Being retired is like perpetual vacation from school.  There’s a lot of time to fill, and there are a million things to do. If you didn’t notice, our generation has accomplished a lot and we still have talent. Most of us aren’t willing to go quietly into the great good night either.

Guess what Mad Men?  There are better roles in daily life than playing manipulated consumers whose primary benefit to society is buying stuff.  Boomers are born activists.  Remember the 60’s.  I know.  If you can remember the 60s, you weren’t really there.

Buckle your seat belt.  As more of us retire with too much time on our hands, it could get interesting, so let’s get ready to rock and roll.

Enough rant.  There’s something more important to say on this, my first birthday without my mother.

“Thanks for the birthday mom. Without you, I wouldn’t have had the opportunity to become uninteresting to advertisers.  I’ll always love you for that alone.”

8 thoughts on “Mourning bells on Madison Avenue.

  1. Happy birthday to you. I wish you ever-loving memories of your mother, and easy but interesting trails.

    As to being dead, I’m pretty sure we’re not yet. We regularly are on the receiving end of ads about hearing aids, annuity products, charitable estate bequests, and walk-in bathtubs. I figure we have 30-40 more years to hear about that. And YES that’s a long time for us retirees to still make our mark.

  2. Happy Birthday, young man. You are looking good.

    Last night I attended session 2 of 3 of what is called Mini-Medical School offered by the College of Medicine at the U of IA. They offer these several times a year to highlight the work being done to advance the research and understanding of new trends in treatment. Most of the crowd of 300 is made up of folks just like you and me…retired and interesting people.

    We have a lot to learn and a lot to teach. Our experiences are rich. We have insight and wisdom. We are not interested in being some ad agency unit being sold a bill of goods. Life is much richer that that, and we know it. I am glad to be written off and left alone.

    Have a great day. Push on.

  3. Jim: Well, here you are: doing exactly what you want to be doing, still accomplishing great things, and still with hair the color of which just doesn’t matter. I’d say you and all of the Boomers have rendered Madison Avenue rather inconsequential to a very large group (demographic, if you will) of people who count, who matter, and who still consume.

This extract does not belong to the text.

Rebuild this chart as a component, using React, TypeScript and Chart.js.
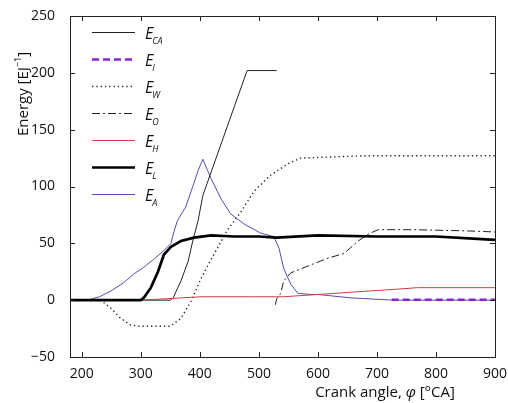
import React, { useEffect, useRef } from "react";
import { Chart, registerables } from "chart.js";

Chart.register(...registerables);

// ---- Data (crank angle in °CA, energy in EJ^-1) ----
const caAngle = [180, 350, 355, 360, 368, 380, 388, 397, 405, 480, 530];
const caEnergy = [0, 0, 2, 8, 17, 34, 52, 70, 92, 202, 202];

const iAngle = [725, 900];
const iEnergy = [0.3, 0.3];

const wAngle = [180, 232, 249, 266, 283, 300, 350, 368, 385, 402, 419, 430, 447, 470, 492, 520, 549, 571, 622, 678, 900];
const wEnergy = [0, 0, -7, -16, -22, -23, -23, -16, -1, 19, 36, 46, 62, 78, 96, 110, 120, 125, 126, 127, 127];

const oAngle = [528, 530, 537, 542, 554, 583, 617, 644, 668, 685, 702, 760, 850, 900];
const oEnergy = [-4, 1, 6, 17, 24, 30, 37, 41, 52, 58, 62, 62, 61, 60];

const hAngle = [180, 300, 368, 402, 486, 542, 600, 656, 729, 769, 900];
const hEnergy = [0, 0, 2, 3, 3, 3, 5, 7, 9.5, 11, 11];

const lAngle = [180, 300, 305, 317, 329, 339, 351, 368, 390, 419, 458, 500, 530, 600, 700, 800, 870, 900];
const lEnergy = [0, 0, 2, 11, 25, 40, 47, 52, 55, 57, 56, 56, 55, 57, 56, 56, 54, 53];

const aAngle = [180, 210, 230, 249, 270, 288, 305, 322, 340, 351, 356, 362, 376, 388, 397, 405, 419, 436, 452, 475, 503, 525, 534, 542, 554, 566, 588, 600, 656, 729, 900];
const aEnergy = [0, 0, 3, 8, 15, 23, 29, 36, 44, 50, 60, 70, 82, 100, 114, 124, 107, 89, 76, 67, 59, 56, 46, 28, 14, 6, 5, 5, 2, 0, 0];

const xTicks = [200, 300, 400, 500, 600, 700, 800, 900];
const yTicks = [-50, 0, 50, 100, 150, 200, 250];

const legendSubs = ["CA", "I", "W", "O", "H", "L", "A"];

const pts = (xs: number[], ys: number[]) => xs.map((x, i) => ({ x, y: ys[i] }));

const FONT = "'Open Sans', 'Noto Sans', sans-serif";

const styles = [
  { color: "#222222", width: 1, dash: [] as number[] },
  { color: "#8a22d8", width: 2.5, dash: [7, 4] },
  { color: "#222222", width: 1.4, dash: [1.3, 3] },
  { color: "#222222", width: 1, dash: [8, 3, 2, 3] },
  { color: "#d23c3c", width: 1, dash: [] as number[] },
  { color: "#000000", width: 2.7, dash: [] as number[] },
  { color: "#5050b0", width: 1, dash: [] as number[] },
];

const decorPlugin = {
  id: "decor",
  afterDraw(chart: any) {
    const ctx = chart.ctx;
    const { left, right, top, bottom } = chart.chartArea;
    const xs = chart.scales.x;
    const ys = chart.scales.y;
    ctx.save();
    // box
    ctx.strokeStyle = "#222";
    ctx.lineWidth = 1;
    ctx.setLineDash([]);
    ctx.strokeRect(Math.round(left) + 0.5, Math.round(top) + 0.5, Math.round(right - left), Math.round(bottom - top));
    // inward ticks
    const tl = 5;
    ctx.beginPath();
    xTicks.forEach((v) => {
      const px = Math.round(xs.getPixelForValue(v)) + 0.5;
      ctx.moveTo(px, bottom);
      ctx.lineTo(px, bottom - tl);
      ctx.moveTo(px, top);
      ctx.lineTo(px, top + tl);
    });
    yTicks.forEach((v) => {
      const py = Math.round(ys.getPixelForValue(v)) + 0.5;
      ctx.moveTo(left, py);
      ctx.lineTo(left + tl, py);
      ctx.moveTo(right, py);
      ctx.lineTo(right - tl, py);
    });
    ctx.stroke();

    // legend
    const lx0 = 92, lx1 = 135, tx = 145;
    legendSubs.forEach((sub, i) => {
      const y = 32 + i * 27;
      const st = styles[i];
      ctx.beginPath();
      ctx.strokeStyle = st.color;
      ctx.lineWidth = st.width;
      ctx.setLineDash(st.dash);
      ctx.moveTo(lx0, y + 0.5);
      ctx.lineTo(lx1, y + 0.5);
      ctx.stroke();
      ctx.setLineDash([]);
      ctx.fillStyle = "#111";
      ctx.textBaseline = "alphabetic";
      ctx.textAlign = "left";
      ctx.font = `italic 16px ${FONT}`;
      ctx.fillText("E", tx, y + 7);
      const w = ctx.measureText("E").width;
      ctx.font = `italic 9px ${FONT}`;
      ctx.fillText(sub, tx + w - 1, y + 12);
    });

    // y title
    ctx.save();
    ctx.translate(28, 94);
    ctx.rotate(-Math.PI / 2);
    ctx.fillStyle = "#111";
    ctx.textBaseline = "alphabetic";
    const p1 = "Energy [EJ";
    const p3 = "]";
    ctx.font = `15px ${FONT}`;
    const w1 = ctx.measureText(p1).width;
    ctx.font = `9px ${FONT}`;
    const w2 = ctx.measureText("\u22121").width;
    ctx.font = `15px ${FONT}`;
    const w3 = ctx.measureText(p3).width;
    const total = w1 + w2 + w3;
    let cx = -total / 2;
    ctx.textAlign = "left";
    ctx.fillText(p1, cx, 0);
    cx += w1;
    ctx.font = `9px ${FONT}`;
    ctx.fillText("\u22121", cx, -7);
    cx += w2;
    ctx.font = `15px ${FONT}`;
    ctx.fillText(p3, cx, 0);
    ctx.restore();

    // x title
    ctx.fillStyle = "#111";
    ctx.textBaseline = "alphabetic";
    ctx.textAlign = "left";
    const a = "Crank angle, ";
    const b = "\u03c6";
    const c = " [\u00b0CA]";
    ctx.font = `15px ${FONT}`;
    const wa = ctx.measureText(a).width;
    const wc = ctx.measureText(c).width;
    ctx.font = `italic 15px ${FONT}`;
    const wb = ctx.measureText(b).width;
    let x = 385 - (wa + wb + wc) / 2;
    ctx.font = `15px ${FONT}`;
    ctx.fillText(a, x, 397);
    x += wa;
    ctx.font = `italic 15px ${FONT}`;
    ctx.fillText(b, x, 397);
    x += wb;
    ctx.font = `15px ${FONT}`;
    ctx.fillText(c, x, 397);

    ctx.restore();
  },
};

export default function App() {
  const ref = useRef<HTMLCanvasElement>(null);
  useEffect(() => {
    document.body.style.margin = "0";
    const series = [
      pts(caAngle, caEnergy),
      pts(iAngle, iEnergy),
      pts(wAngle, wEnergy),
      pts(oAngle, oEnergy),
      pts(hAngle, hEnergy),
      pts(lAngle, lEnergy),
      pts(aAngle, aEnergy),
    ];
    const drawOrder = [3, 4, 7, 5, 2, 1, 6]; // higher drawn first
    const chart = new Chart(ref.current!, {
      type: "line",
      data: {
        datasets: series.map((d, i) => ({
          label: "E" + legendSubs[i],
          data: d,
          borderColor: styles[i].color,
          borderWidth: styles[i].width,
          borderDash: styles[i].dash,
          pointRadius: 0,
          tension: 0,
          fill: false,
          order: drawOrder[i],
        })),
      },
      options: {
        animation: false,
        responsive: false,
        events: [],
        layout: { padding: { left: 0, top: 16, right: 12, bottom: 0 } },
        plugins: { legend: { display: false }, tooltip: { enabled: false } },
        scales: {
          x: {
            type: "linear",
            min: 180,
            max: 900,
            grid: { display: false },
            border: { display: false },
            afterFit: (s: any) => {
              s.height = 46;
            },
            afterBuildTicks: (s: any) => {
              s.ticks = xTicks.map((v) => ({ value: v }));
            },
            ticks: { color: "#111", font: { family: FONT, size: 14 }, padding: 1, maxRotation: 0, autoSkip: false },
          },
          y: {
            type: "linear",
            min: -50,
            max: 250,
            grid: { display: false },
            border: { display: false },
            afterFit: (s: any) => {
              s.width = 70;
            },
            afterBuildTicks: (s: any) => {
              s.ticks = yTicks.map((v) => ({ value: v }));
            },
            ticks: {
              color: "#111",
              font: { family: FONT, size: 14 },
              padding: 7,
              autoSkip: false,
              callback: (v: any) => (Number(v) < 0 ? "\u2212" + Math.abs(Number(v)) : String(v)),
            },
          },
        },
      },
      plugins: [decorPlugin],
    });
    return () => chart.destroy();
  }, []);
  return (
    <div style={{ width: 508, height: 403, background: "#fff" }}>
      <canvas ref={ref} width={508} height={403} style={{ display: "block" }} />
    </div>
  );
}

And Madison Avenue doesn’t quite get it that we do. Seems a bit backward, eh? And if AARP would take a break from selling health and car insurance, perhaps they could help us out.

    I would like to wish you a great birthday and a happy and healthy year ahead. And, just remember, your mom would be so proud. It is a milestone in life when you start marking all the “firsts” after a parent dies. How nice it is that you’re in a place to reflect on all of this.

    I’m reading your posts from the bottom up. Any comments on spending the night with the full moon?

    Take good care. Enjoy yourself. Return safely. Virnell

    • At some point I’ll do some “cowboy” camping, that is to say that I’ll be sleeping under the stars. That is when I’ll bay about the moon.

  4. Sisu: Great post! Now I know why people stopped talking to me when I turned 60 a few years ago! It’s incredible (and a little depressing, but not surprising I guess given the power of advertising) how that “Madison Avenue attitude” filters out into the larger culture. If you’re above a certain age, you’re just taken for granted—if not considered dead already. It’s nice to see that “our demographic” is well-represented among thru-hikers on the AT. Mad Men take note ! (…or maybe not!)

    Happy Birthday, Sisu, and may you have many more ahead.